Moves were exaggerated by a lack of liquidity due to the closure of the London Metal Exchange. The most-traded July copper contract on the Shanghai Futures Exchange fell more than 2 percent to 53,600 yuan ($8,600) a tonne, its lowest since June 27, before closing at 53,740 a tonne. In New York, the most active COMEX copper contract for delivery in May dropped 0.8 percent to settle at $3.3745 per lb, after falling to its weakest level since early August.
US data showing factory activity in March grew less than economists had expected also knocked Wall Street and the US dollar lower. “The break lower today put the market in the area to retest $3.32. That’s the range traders are looking for,” said a US dealer citing macroeconomic data as the reason for the pressure.
Prices fell by 7 percent in the first quarter as fears of another flare up in Europe’s debt crisis from Cyprus’ banking woes offset tentative signs of an improving US economy.
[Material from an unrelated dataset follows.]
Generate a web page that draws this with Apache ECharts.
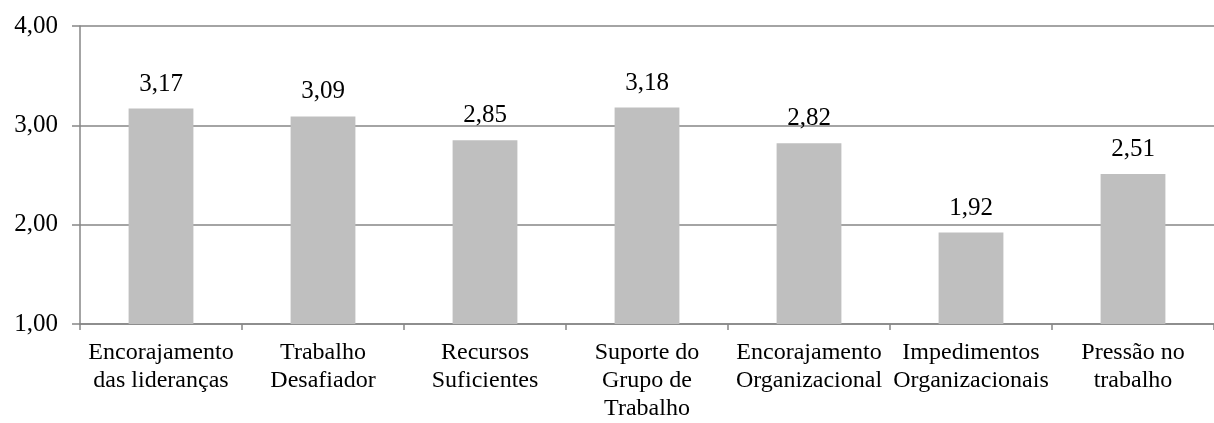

Returning from a long holiday weekend, US traders were disappointed by a mixed batch of US manufacturing and construction data that interrupted a run of generally upbeat economic reports. Weaker-than-expected Chinese manufacturing numbers also raised concerns about slowing demand from the world’s No 1 consumer.
The Institute of Supply Management (ISM) report suggested the pace of expansion in the US manufacturing sector unexpectedly slowed in March as the rate of new orders dropped. A rebound in construction spending in February, however, offered another sign of faster growth in the first quarter. Overnight, China’s official manufacturing purchasing managers’ index (PMI) released by the National Bureau of Statistics rose to an 11-month high of 50.9 in March, above the 50-point level that indicates growth on the month, but below a Reuters poll consensus forecast of 52.0. The country accounts for 40 percent of global refined copper demand.
With prices close to being technically oversold on a Relative Strength Index (RSI) and hedge funds and other speculators holding their largest bearish bet in the metal in over a year, the market could be vulnerable to a short covering rally, dealers said. The market could take its next cue from key nonfarm payrolls report due on Friday. London Metal Exchange markets remained shut for a second day on Monday.
Also hurting sentiment towards metals were fresh curbs on China’s red hot property sector, traders said, although they were less stringent than feared. Property speculators typically make up a large percentage of copper’s import demand as they import metal, sell it on the domestic market and use the proceeds for higher yielding investments. Beijing, Shanghai and another major city in China’s south-west will implement strict property cooling measures as part of a central government crackdown on the overheated property market, state news agency Xinhua has said. Reflecting some bargain hunting, the premium for front month copper on ShFE ended at 110 against the rolling third month, close to its highest since late October.